At least 105 homes were destroyed following gunfights between 2015 and March 2018 in southern Kashmir’s Pulwama district, India Spend reported. Over 114 homes were destroyed during military operations in 2020.
The presence of controversial laws such as the Armed Forces Special Powers Act (AFSPA) and other similar provisions has granted additional impunity to security forces, enabling them to operate without accountability for human rights abuses.
For Kakhmiris, the Armed Forces Special Powers Act is not only legislation—it is the silence after a raid, the knock at midnight, and the courtroom doors that remain shut.
This is what Mohammad Ashraf Mattoo, 62, has endured for 15 years, seeking justice for his teenage son, Tufail, killed by Indian forces in 2010 from a close range with a tear gas canister that struck his head from behind.

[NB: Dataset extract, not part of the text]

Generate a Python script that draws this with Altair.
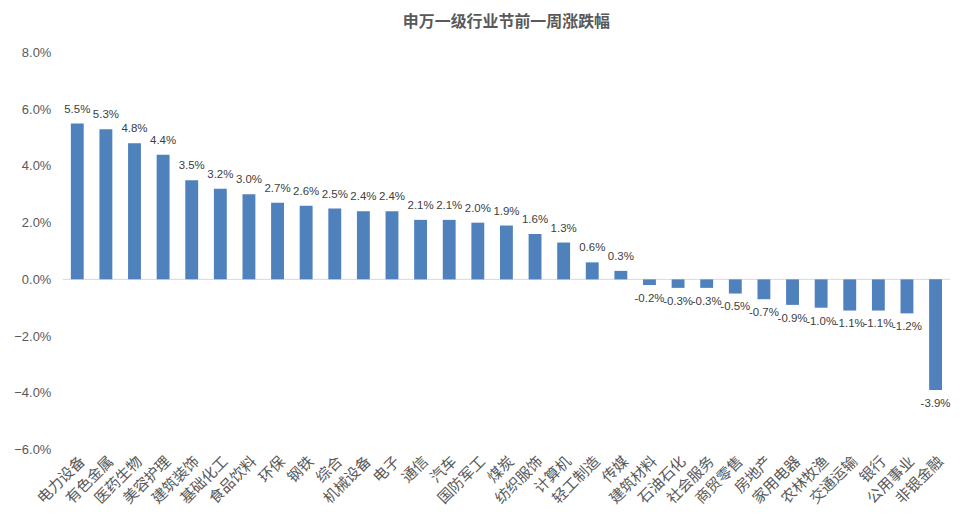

His cold-blooded-murder sparked protests that lasted several months resulting in over 100 Kashmiris, mostly youths, losing their lives as police were accused of using excessive force against protestors.
In 2012, the case was quietly shut, the file closed. Human rights groups, including Amnesty International, called on the authorities to reopen the investigation and bring the perpetrators to justice. But nothing moved. No names emerged. No arrests were made.
Fifteen years down the line, aging lines have manifested deep into his face. Like so many bereaved parents before him, he gathers his resolve: “I tell you, I am not losing heart. My son is alive in the hearts of his friends, his well-wishers. I take my strength from them.”
Mattoo’s story is not an exception—it is the rule in Kashmir. His pursuit of justice for his son, echoes the anguish of thousands whose lives have been shattered by state violence, legal impunity, and institutional silence.
From border villages razed by artillery to courtrooms where killers remain “untraceable,” Kashmiris navigate a landscape where the violence is both physical and bureaucratic, relentless and routine. In a place where memory itself becomes resistance, Mattoo’s refusal to surrender speaks to a collective struggle: not just to survive, but to be heard in a system built to erase them.